§ **EXTRACTED INFORMATION**:
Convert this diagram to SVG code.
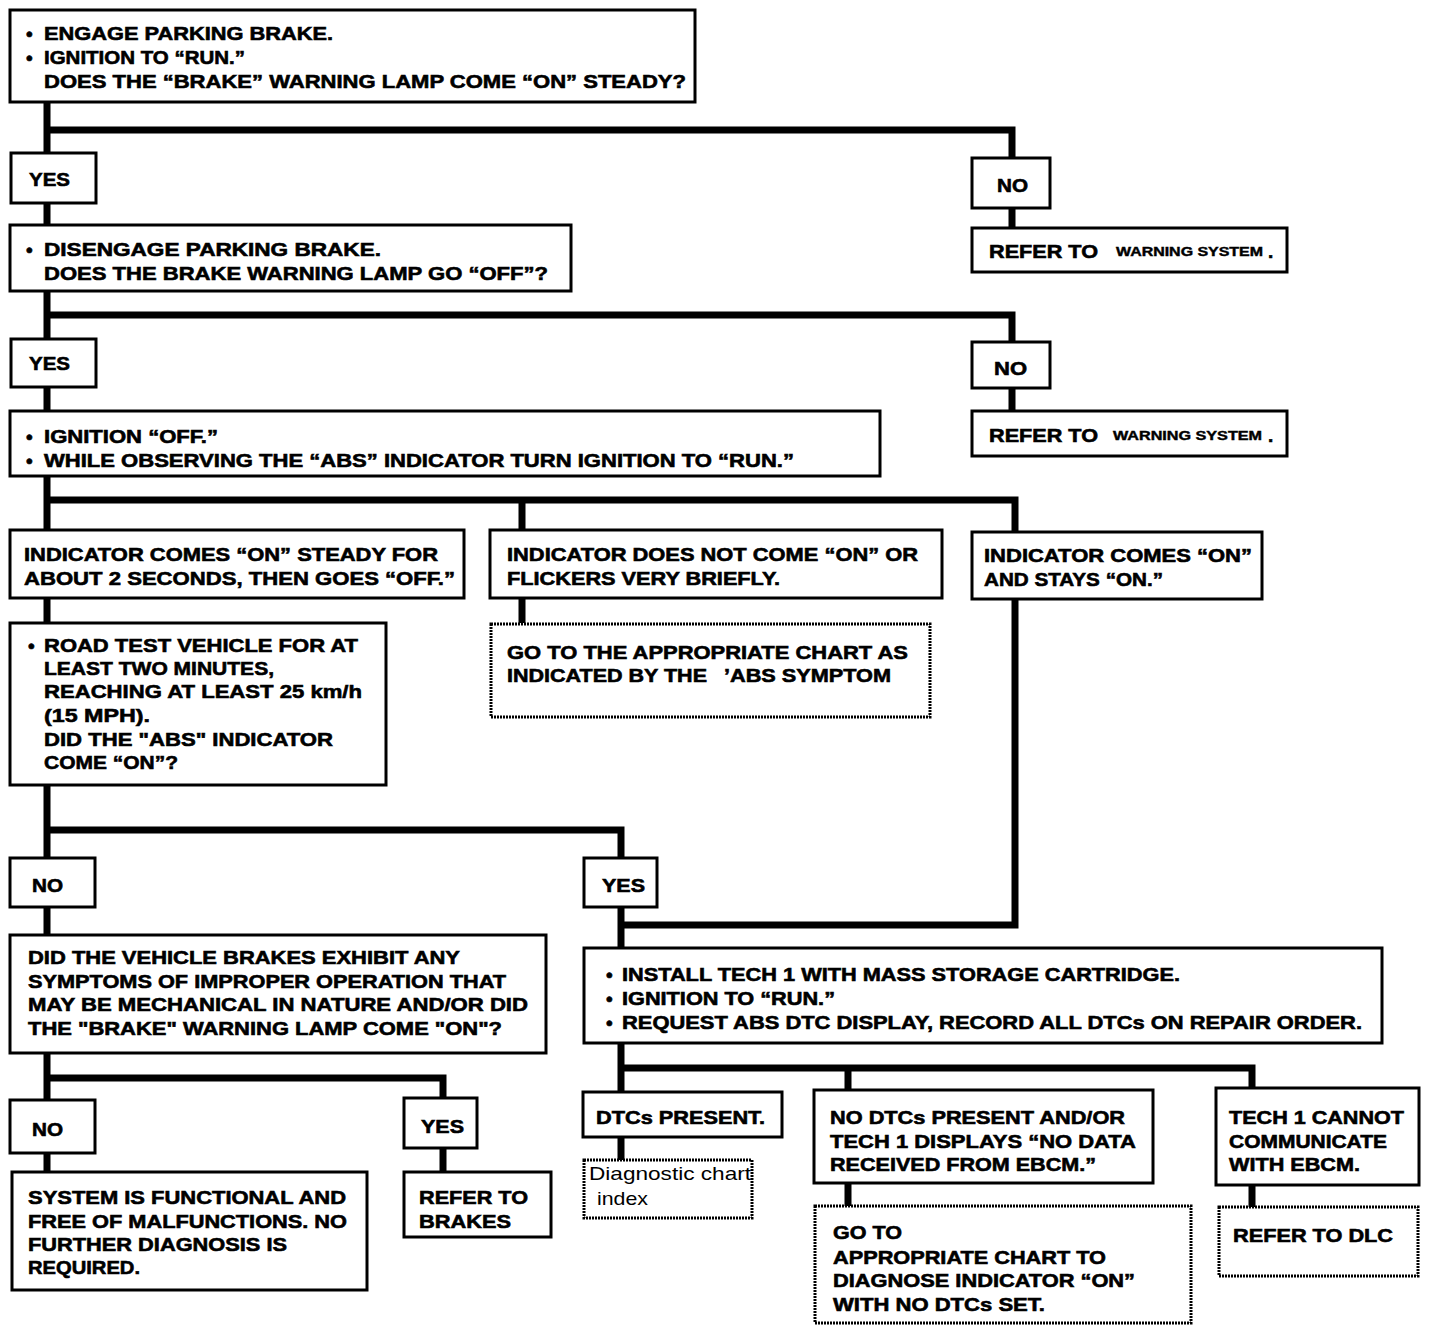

* * *

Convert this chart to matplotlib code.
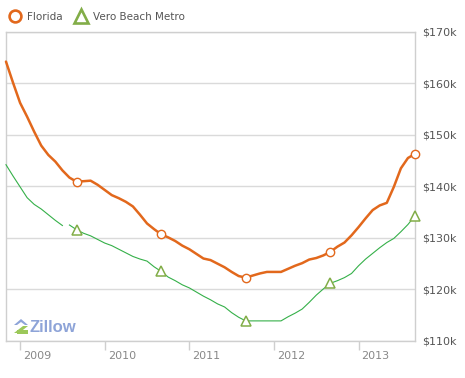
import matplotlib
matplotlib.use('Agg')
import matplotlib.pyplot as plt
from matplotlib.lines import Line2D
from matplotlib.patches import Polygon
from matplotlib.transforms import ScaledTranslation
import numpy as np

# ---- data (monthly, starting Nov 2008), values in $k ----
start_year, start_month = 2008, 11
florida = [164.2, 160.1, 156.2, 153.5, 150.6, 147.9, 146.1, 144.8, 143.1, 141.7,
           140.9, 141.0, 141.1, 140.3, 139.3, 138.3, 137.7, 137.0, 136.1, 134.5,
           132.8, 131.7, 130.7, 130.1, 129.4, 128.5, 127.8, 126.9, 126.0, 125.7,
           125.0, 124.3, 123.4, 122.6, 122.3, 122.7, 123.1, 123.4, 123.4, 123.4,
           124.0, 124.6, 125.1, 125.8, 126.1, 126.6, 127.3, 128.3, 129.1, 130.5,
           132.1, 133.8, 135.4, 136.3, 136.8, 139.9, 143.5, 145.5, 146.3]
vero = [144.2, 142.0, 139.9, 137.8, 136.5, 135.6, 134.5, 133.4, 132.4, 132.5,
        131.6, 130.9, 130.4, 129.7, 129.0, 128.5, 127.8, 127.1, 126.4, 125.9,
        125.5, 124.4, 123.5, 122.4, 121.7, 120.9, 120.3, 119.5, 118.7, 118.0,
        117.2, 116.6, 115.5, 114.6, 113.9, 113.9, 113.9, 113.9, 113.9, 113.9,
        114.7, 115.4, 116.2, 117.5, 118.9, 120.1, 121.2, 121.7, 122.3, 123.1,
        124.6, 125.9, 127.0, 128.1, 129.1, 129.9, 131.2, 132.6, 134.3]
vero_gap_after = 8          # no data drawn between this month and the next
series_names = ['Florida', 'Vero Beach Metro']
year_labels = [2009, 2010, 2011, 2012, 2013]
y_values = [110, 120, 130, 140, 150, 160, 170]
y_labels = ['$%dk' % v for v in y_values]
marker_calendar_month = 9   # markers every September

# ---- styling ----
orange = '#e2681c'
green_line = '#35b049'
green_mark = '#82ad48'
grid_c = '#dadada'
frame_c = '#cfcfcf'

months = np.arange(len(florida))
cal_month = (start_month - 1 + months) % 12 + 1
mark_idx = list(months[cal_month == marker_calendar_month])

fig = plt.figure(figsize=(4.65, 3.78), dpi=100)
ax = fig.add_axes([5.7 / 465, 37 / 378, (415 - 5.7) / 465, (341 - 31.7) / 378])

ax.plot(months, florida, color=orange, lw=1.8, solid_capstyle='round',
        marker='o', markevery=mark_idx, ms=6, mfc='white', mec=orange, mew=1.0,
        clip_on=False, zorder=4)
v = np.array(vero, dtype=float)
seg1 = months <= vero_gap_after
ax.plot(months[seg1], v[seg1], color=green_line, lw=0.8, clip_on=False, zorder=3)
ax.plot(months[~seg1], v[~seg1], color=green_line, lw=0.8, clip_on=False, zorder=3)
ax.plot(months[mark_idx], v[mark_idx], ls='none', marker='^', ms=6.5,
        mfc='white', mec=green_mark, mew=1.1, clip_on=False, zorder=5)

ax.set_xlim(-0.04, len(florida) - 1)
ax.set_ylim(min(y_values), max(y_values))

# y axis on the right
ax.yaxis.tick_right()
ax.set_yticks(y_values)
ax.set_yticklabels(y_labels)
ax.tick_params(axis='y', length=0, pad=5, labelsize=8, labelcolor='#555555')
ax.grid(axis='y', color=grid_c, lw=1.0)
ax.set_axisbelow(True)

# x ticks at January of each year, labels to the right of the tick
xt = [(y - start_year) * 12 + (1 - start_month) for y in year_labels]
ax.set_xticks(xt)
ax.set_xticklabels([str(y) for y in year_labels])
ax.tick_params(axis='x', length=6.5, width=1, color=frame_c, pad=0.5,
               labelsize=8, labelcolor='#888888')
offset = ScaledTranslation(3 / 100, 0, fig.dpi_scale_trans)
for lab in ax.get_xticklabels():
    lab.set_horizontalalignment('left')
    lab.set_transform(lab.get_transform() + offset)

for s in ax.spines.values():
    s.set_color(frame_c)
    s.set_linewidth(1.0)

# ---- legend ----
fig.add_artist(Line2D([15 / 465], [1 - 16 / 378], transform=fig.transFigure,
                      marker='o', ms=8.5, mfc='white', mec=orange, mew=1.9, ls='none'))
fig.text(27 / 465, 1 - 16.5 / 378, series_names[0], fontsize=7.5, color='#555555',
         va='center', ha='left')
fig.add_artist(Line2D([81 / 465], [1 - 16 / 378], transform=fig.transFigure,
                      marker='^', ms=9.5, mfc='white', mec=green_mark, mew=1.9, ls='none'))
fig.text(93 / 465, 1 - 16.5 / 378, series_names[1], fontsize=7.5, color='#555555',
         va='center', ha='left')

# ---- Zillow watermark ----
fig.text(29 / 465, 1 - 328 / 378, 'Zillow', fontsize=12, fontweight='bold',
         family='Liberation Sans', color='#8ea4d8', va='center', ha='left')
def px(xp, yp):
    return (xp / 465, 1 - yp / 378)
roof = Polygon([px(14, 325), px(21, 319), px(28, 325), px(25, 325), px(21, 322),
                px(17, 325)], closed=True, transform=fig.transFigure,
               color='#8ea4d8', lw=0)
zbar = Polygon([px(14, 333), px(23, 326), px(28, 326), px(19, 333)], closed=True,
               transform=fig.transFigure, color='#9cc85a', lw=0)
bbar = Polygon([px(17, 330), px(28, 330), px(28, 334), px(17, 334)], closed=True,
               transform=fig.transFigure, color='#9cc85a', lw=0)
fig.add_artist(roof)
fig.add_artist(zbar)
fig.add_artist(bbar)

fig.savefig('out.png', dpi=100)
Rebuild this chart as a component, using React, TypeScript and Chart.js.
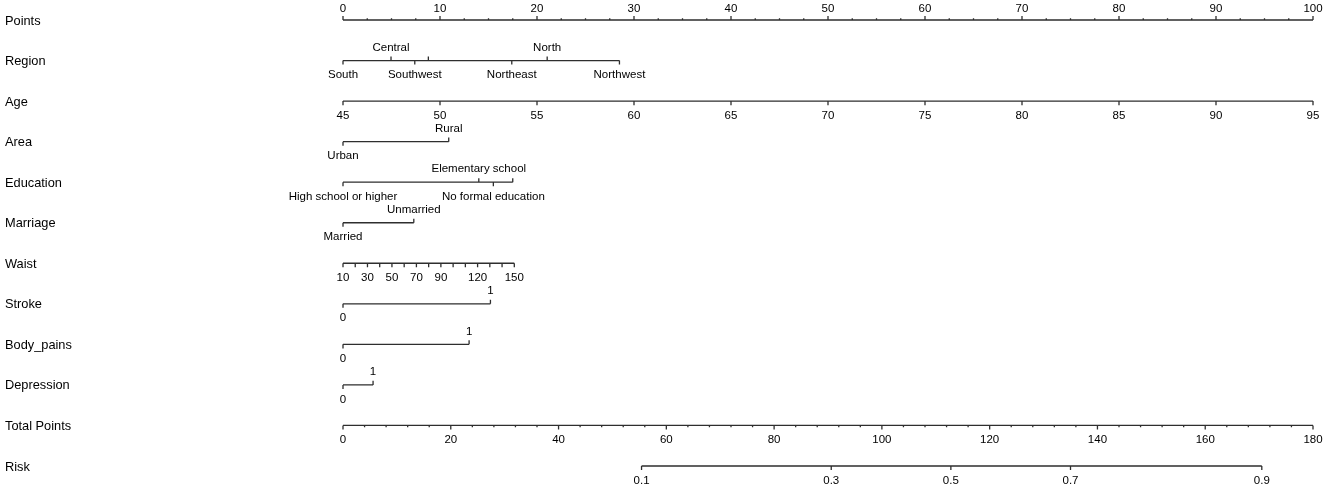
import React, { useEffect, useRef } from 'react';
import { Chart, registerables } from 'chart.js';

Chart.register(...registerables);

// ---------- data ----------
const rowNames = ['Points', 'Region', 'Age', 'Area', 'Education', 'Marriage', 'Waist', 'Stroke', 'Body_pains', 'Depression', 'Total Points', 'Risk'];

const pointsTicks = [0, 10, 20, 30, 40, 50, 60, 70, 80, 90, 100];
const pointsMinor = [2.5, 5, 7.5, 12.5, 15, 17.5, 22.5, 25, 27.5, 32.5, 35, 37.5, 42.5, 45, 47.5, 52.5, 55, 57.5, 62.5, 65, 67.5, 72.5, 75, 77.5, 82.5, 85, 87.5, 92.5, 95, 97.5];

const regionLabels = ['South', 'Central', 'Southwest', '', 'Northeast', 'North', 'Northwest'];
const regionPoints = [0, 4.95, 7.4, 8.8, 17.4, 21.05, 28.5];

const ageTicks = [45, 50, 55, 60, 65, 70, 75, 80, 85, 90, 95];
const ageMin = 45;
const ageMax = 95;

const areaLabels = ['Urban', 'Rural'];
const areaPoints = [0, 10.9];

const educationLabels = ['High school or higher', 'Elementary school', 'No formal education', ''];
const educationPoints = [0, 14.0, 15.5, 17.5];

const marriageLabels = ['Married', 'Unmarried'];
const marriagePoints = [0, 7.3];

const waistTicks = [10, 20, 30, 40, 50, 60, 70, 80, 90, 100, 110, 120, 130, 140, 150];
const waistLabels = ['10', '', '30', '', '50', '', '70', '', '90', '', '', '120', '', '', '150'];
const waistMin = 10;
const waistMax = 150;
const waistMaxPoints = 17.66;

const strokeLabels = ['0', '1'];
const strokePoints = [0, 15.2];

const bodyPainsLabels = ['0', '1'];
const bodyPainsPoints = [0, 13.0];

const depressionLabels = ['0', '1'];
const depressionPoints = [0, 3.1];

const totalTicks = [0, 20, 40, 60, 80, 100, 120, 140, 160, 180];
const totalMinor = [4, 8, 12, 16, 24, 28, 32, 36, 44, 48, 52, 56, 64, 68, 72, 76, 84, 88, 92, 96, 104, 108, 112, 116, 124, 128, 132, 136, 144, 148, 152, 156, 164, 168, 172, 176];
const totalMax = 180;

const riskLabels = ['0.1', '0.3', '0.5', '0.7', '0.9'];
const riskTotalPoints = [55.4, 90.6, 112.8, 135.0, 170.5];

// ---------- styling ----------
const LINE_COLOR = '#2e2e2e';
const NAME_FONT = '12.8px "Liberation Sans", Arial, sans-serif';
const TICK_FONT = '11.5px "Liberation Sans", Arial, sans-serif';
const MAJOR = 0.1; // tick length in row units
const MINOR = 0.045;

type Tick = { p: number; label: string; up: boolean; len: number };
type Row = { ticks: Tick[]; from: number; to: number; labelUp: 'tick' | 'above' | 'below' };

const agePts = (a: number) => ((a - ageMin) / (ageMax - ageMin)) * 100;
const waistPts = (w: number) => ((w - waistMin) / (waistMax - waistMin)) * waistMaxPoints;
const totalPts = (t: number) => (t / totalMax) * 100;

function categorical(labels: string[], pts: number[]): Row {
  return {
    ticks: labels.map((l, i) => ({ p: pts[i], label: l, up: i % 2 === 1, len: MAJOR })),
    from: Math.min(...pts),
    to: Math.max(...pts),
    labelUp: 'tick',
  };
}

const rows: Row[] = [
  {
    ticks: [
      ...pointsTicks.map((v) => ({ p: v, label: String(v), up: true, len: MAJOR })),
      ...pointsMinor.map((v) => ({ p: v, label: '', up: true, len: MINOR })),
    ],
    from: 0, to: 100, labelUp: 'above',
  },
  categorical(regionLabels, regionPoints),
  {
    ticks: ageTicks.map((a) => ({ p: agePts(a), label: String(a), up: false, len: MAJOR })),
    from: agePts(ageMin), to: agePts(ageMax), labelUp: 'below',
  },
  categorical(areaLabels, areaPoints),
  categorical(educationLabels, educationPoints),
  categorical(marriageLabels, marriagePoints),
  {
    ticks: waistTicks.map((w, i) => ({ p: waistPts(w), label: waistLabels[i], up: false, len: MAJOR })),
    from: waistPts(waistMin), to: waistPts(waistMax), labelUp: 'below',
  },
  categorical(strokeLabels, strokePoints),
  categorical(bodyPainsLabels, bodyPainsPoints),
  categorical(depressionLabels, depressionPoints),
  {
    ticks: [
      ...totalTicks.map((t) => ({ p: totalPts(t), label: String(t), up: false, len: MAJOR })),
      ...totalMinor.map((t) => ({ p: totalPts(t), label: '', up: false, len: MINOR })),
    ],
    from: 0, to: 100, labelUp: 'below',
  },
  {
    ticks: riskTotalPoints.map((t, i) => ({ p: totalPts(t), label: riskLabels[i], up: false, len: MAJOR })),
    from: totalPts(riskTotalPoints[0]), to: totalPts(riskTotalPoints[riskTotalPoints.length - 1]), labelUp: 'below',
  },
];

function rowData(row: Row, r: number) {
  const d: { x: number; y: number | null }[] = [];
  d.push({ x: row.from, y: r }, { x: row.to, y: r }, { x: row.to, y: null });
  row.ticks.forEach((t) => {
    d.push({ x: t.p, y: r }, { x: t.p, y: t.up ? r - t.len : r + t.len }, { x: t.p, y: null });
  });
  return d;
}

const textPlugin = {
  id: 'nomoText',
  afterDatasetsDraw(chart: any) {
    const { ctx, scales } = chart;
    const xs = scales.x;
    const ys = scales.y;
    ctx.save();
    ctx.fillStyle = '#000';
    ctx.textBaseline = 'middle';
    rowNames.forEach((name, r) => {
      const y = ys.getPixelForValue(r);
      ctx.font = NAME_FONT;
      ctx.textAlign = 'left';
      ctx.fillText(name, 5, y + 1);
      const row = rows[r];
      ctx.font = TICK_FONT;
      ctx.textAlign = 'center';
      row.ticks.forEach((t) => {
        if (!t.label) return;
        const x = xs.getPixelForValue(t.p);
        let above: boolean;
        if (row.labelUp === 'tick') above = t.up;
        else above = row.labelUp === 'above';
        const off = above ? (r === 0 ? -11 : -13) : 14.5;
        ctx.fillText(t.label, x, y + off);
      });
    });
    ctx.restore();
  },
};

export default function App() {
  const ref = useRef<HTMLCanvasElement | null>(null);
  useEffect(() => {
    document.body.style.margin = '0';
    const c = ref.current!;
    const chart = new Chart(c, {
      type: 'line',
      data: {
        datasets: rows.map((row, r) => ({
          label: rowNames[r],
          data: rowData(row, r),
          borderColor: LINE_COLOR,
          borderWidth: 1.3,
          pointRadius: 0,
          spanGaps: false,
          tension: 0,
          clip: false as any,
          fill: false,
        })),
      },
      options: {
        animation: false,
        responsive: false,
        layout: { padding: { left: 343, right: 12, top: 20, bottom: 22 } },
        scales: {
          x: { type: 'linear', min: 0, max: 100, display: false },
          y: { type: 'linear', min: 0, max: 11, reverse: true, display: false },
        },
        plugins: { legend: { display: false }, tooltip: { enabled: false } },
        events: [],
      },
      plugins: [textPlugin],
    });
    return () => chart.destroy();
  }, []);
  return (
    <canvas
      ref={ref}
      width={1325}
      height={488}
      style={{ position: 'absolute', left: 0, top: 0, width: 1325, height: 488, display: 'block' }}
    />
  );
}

§ **WHAT TO PRODUCE**: From the listing above, repeat only the lines between the line containing "Convert this chart to matplotlib code." and the line containing "import numpy as np", those two included. Pictures are not part of the copy.

§ **FINAL RESULT**:
Convert this chart to matplotlib code.
import matplotlib
matplotlib.use('Agg')
import matplotlib.pyplot as plt
from matplotlib.lines import Line2D
from matplotlib.patches import Polygon
from matplotlib.transforms import ScaledTranslation
import numpy as np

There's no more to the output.